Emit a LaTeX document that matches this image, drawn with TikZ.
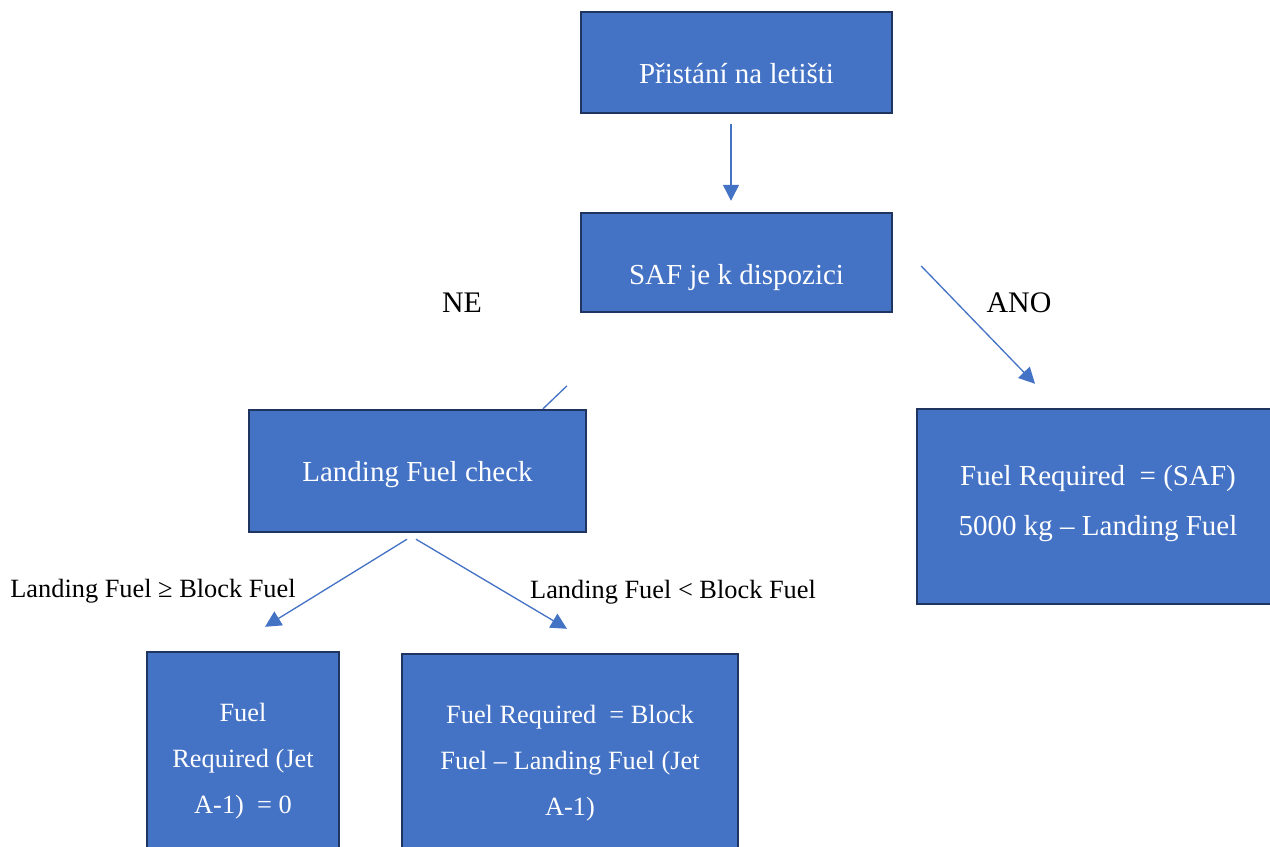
\documentclass[tikz,border=0pt]{standalone}
\usepackage{fontspec}
\setmainfont{Liberation Serif}
\usetikzlibrary{positioning,arrows.meta,calc}
\definecolor{boxblue}{HTML}{4472C4}
\definecolor{boxline}{HTML}{1F3560}

\begin{document}
\begin{tikzpicture}[
    x=0.02cm, y=-0.02cm,
    box/.style={draw=boxline, line width=1.4pt, fill=boxblue, inner sep=0pt},
    boxtext/.style={text=white, align=center, inner sep=0pt, font=\fontsize{16.5}{28.4}\selectfont},
    smalltext/.style={boxtext, font=\fontsize{15}{26}\selectfont},
    link/.style={-{Triangle[length=3.2mm,width=3.2mm]}, draw=boxblue, line width=0.75pt},
    lbl/.style={inner sep=0pt, font=\fontsize{15}{18}\selectfont},
    biglbl/.style={inner sep=0pt, font=\fontsize{17}{20}\selectfont}
]
\useasboundingbox (0,0) rectangle (1270,847);

% boxes
\node[box, minimum width=6.22cm, minimum height=2.02cm] (landing) at (736.5,62.5) {};
\node[box, minimum width=6.22cm, minimum height=1.98cm] (saf) at (736.5,262.5) {};
\node[box, minimum width=6.74cm, minimum height=2.44cm] (check) at (417.5,471) {};
\node[box, minimum width=7.24cm, minimum height=3.9cm] (safreq) at (1098,506.5) {};
\node[box, minimum width=3.84cm, minimum height=4.24cm] (zero) at (243,758) {};
\node[box, minimum width=6.72cm, minimum height=4.2cm] (jetreq) at (570,759) {};

% box texts
\node[boxtext] (landingtxt) at ($(landing)+(0,11)$) {Přistání na letišti};
\node[boxtext] (saftxt) at ($(saf)+(0,15)$) {SAF je k dispozici};
\node[boxtext] (checktxt) at ($(check)+(0,4)$) {Landing Fuel check};
\node[boxtext] (safreqtxt) at ($(safreq)+(0,-3)$) {Fuel Required\ \ = (SAF)\\5000 kg -- Landing Fuel};
\node[smalltext] (zerotxt) at ($(zero)+(0,3)$) {Fuel\\Required (Jet\\A-1)\ \ = 0};
\node[smalltext] (jetreqtxt) at ($(jetreq)+(0,4)$) {Fuel Required\ \ = Block\\Fuel -- Landing Fuel (Jet\\A-1)};

% labels
\node[biglbl] (ne) at (462,303) {NE};
\node[biglbl] (ano) at (1019,303) {ANO};
\node[lbl] (ge) at (153,591) {Landing Fuel ≥ Block Fuel};
\node[lbl] (lt) at (673,592) {Landing Fuel < Block Fuel};

% connectors
\draw[link, shorten <=0.2cm, shorten >=0.22cm] ([xshift=-0.11cm]landing.south) -- ([xshift=-0.11cm]saf.north);
\draw[link] ($(saf.east)+(28,3.5)$) -- ($(safreq.north)+(-63,-24)$);
\draw[draw=boxblue, line width=0.75pt] ($(check.north)+(149.5,-23)$) -- ($(check.north)+(125.5,0)$);
\draw[link] ($(check.south)+(-10.5,6)$) -- ($(zero.north)+(22,-24)$);
\draw[link] ($(check.south)+(-1.5,6)$) -- ($(jetreq.north)+(-3,-24)$);
\end{tikzpicture}
\end{document}
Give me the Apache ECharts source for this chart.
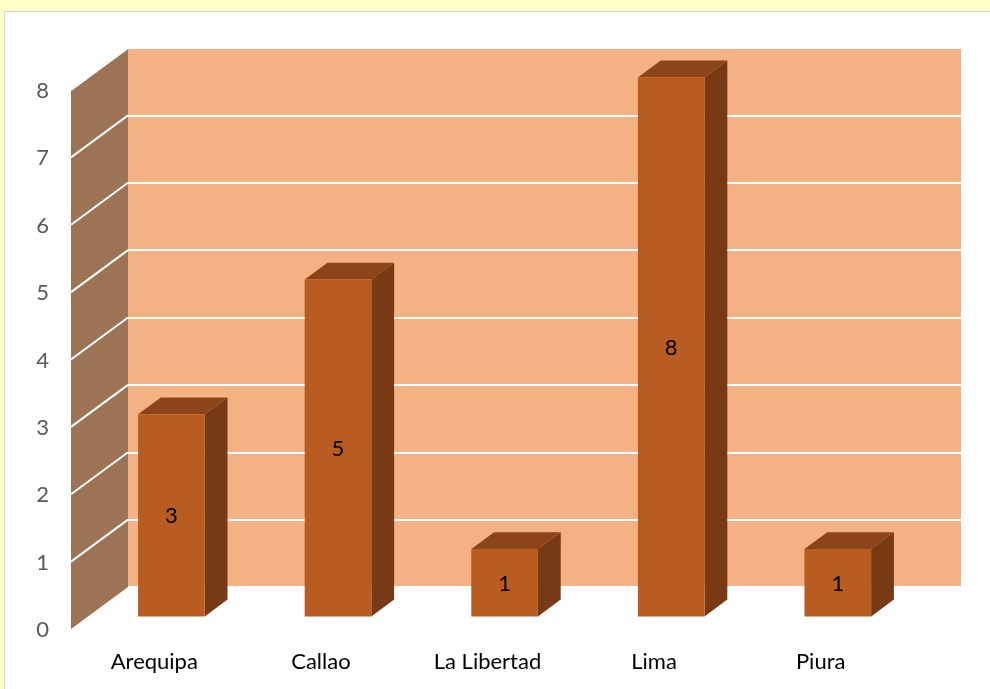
<!DOCTYPE html>
<html>
<head>
<meta charset="utf-8">
<script src="https://cdn.jsdelivr.net/npm/echarts@6/dist/echarts.min.js"></script>
<style>
html,body{margin:0;padding:0;background:#FFFFC8;}
#c{width:990px;height:689px;}
</style>
</head>
<body>
<div id="c"></div>
<script>
// ---- data ----
const categories = ['Arequipa', 'Callao', 'La Libertad', 'Lima', 'Piura'];
const values = [3, 5, 1, 8, 1];
const yTicks = [0, 1, 2, 3, 4, 5, 6, 7, 8];

// ---- style constants ----
const DEPTH_DX = -57, DEPTH_DY = 42;   // oblique projection of full depth
const FRONT_F = 0.7, BACK_F = 0.3;     // bar faces as fraction of depth
const BAR_W = 0.4;                     // bar width as fraction of band
const C_FRONT = '#B95C21', C_TOP = '#8E4419', C_SIDE = '#773A15';
const C_WALL = '#F4B183', C_SIDEWALL = '#9C7354';
const FONT = 'Lato';

const chart = echarts.init(document.getElementById('c'), null, {renderer: 'canvas'});

const option = {
  animation: false,
  backgroundColor: '#FFFFC8',
  graphic: [{
    type: 'rect', z: -10, silent: true,
    shape: {x: 4.5, y: 11.5, width: 1000, height: 700},
    style: {fill: '#ffffff', stroke: '#d4d4d4', lineWidth: 1}
  }],
  grid: [
    {left: 128, right: 29, top: 48, bottom: 102, show: true, backgroundColor: C_WALL, borderWidth: 0},
    {left: 71, right: 86, top: 91, bottom: 59, show: false}
  ],
  xAxis: [
    {type: 'category', gridIndex: 0, data: categories, show: false},
    {type: 'category', gridIndex: 1, data: categories,
     axisLine: {show: false}, axisTick: {show: false},
     axisLabel: {margin: 21, color: '#000', fontSize: 22, fontFamily: FONT}}
  ],
  yAxis: [
    {type: 'value', gridIndex: 0, min: 0, max: 8, interval: 1,
     axisLine: {show: false}, axisTick: {show: false}, axisLabel: {show: false},
     splitLine: {show: true, lineStyle: {color: '#ffffff', width: 2}}},
    {type: 'value', gridIndex: 1, min: 0, max: 8, interval: 1,
     axisLine: {show: false}, axisTick: {show: false}, splitLine: {show: false},
     axisLabel: {margin: 22, color: '#595959', fontSize: 22, fontFamily: FONT}}
  ],
  series: [
    // side wall
    {
      type: 'custom', xAxisIndex: 0, yAxisIndex: 0, z: 1, silent: true,
      data: [[0, 8]],
      renderItem: function (params, api) {
        const cs = params.coordSys;
        const x = cs.x;
        const yTop = api.coord([0, 8])[1];
        const yBot = api.coord([0, 0])[1];
        return {
          type: 'polygon',
          shape: {points: [[x, yTop], [x, yBot], [x + DEPTH_DX, yBot + DEPTH_DY], [x + DEPTH_DX, yTop + DEPTH_DY]]},
          style: {fill: C_SIDEWALL}
        };
      }
    },
    // side wall grid lines
    {
      type: 'custom', xAxisIndex: 0, yAxisIndex: 0, z: 2, silent: true,
      data: yTicks.slice(1).map(v => [0, v]),
      renderItem: function (params, api) {
        const cs = params.coordSys;
        const x = cs.x;
        const y = api.coord([0, api.value(1)])[1];
        return {
          type: 'line',
          shape: {x1: x, y1: y, x2: x + DEPTH_DX, y2: y + DEPTH_DY},
          style: {stroke: '#ffffff', lineWidth: 2}
        };
      }
    },
    // 3D bars
    {
      type: 'custom', xAxisIndex: 0, yAxisIndex: 0, z: 5, silent: true,
      data: values.map((v, i) => [i, v]),
      renderItem: function (params, api) {
        const i = api.value(0), v = api.value(1);
        const base = api.coord([i, 0]);
        const top = api.coord([i, v]);
        const band = api.size([1, 0])[0];
        const w = band * BAR_W;
        const fx = base[0] + FRONT_F * DEPTH_DX, fdy = FRONT_F * DEPTH_DY;
        const bx = base[0] + BACK_F * DEPTH_DX, bdy = BACK_F * DEPTH_DY;
        const fL = fx - w / 2, fR = fx + w / 2;
        const bL = bx - w / 2, bR = bx + w / 2;
        const fTop = top[1] + fdy, fBot = base[1] + fdy;
        const bTop = top[1] + bdy, bBot = base[1] + bdy;
        return {
          type: 'group',
          children: [
            {type: 'polygon', shape: {points: [[fR, fTop], [bR, bTop], [bR, bBot], [fR, fBot]]}, style: {fill: C_SIDE}},
            {type: 'polygon', shape: {points: [[fL, fTop], [fR, fTop], [bR, bTop], [bL, bTop]]}, style: {fill: C_TOP}},
            {type: 'rect', shape: {x: fL, y: fTop, width: w, height: fBot - fTop}, style: {fill: C_FRONT}},
            {type: 'text', style: {x: fx, y: (fTop + fBot) / 2 + 1, text: String(v), align: 'center', verticalAlign: 'middle',
              fill: '#000', fontSize: 22, fontFamily: FONT}}
          ]
        };
      }
    }
  ]
};
chart.setOption(option);
</script>
</body>
</html>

* * * * * * *

** Given instruction **
Only the lines from the start of the records above through the line containing "minimum width=6.72cm, minimum" should be returned, exactly and with both ends, please; the pictures stay out.

** Written answer **
Emit a LaTeX document that matches this image, drawn with TikZ.
\documentclass[tikz,border=0pt]{standalone}
\usepackage{fontspec}
\setmainfont{Liberation Serif}
\usetikzlibrary{positioning,arrows.meta,calc}
\definecolor{boxblue}{HTML}{4472C4}
\definecolor{boxline}{HTML}{1F3560}

\begin{document}
\begin{tikzpicture}[
    x=0.02cm, y=-0.02cm,
    box/.style={draw=boxline, line width=1.4pt, fill=boxblue, inner sep=0pt},
    boxtext/.style={text=white, align=center, inner sep=0pt, font=\fontsize{16.5}{28.4}\selectfont},
    smalltext/.style={boxtext, font=\fontsize{15}{26}\selectfont},
    link/.style={-{Triangle[length=3.2mm,width=3.2mm]}, draw=boxblue, line width=0.75pt},
    lbl/.style={inner sep=0pt, font=\fontsize{15}{18}\selectfont},
    biglbl/.style={inner sep=0pt, font=\fontsize{17}{20}\selectfont}
]
\useasboundingbox (0,0) rectangle (1270,847);

% boxes
\node[box, minimum width=6.22cm, minimum height=2.02cm] (landing) at (736.5,62.5) {};
\node[box, minimum width=6.22cm, minimum height=1.98cm] (saf) at (736.5,262.5) {};
\node[box, minimum width=6.74cm, minimum height=2.44cm] (check) at (417.5,471) {};
\node[box, minimum width=7.24cm, minimum height=3.9cm] (safreq) at (1098,506.5) {};
\node[box, minimum width=3.84cm, minimum height=4.24cm] (zero) at (243,758) {};
\node[box, minimum width=6.72cm, minimum height=4.2cm] (jetreq) at (570,759) {};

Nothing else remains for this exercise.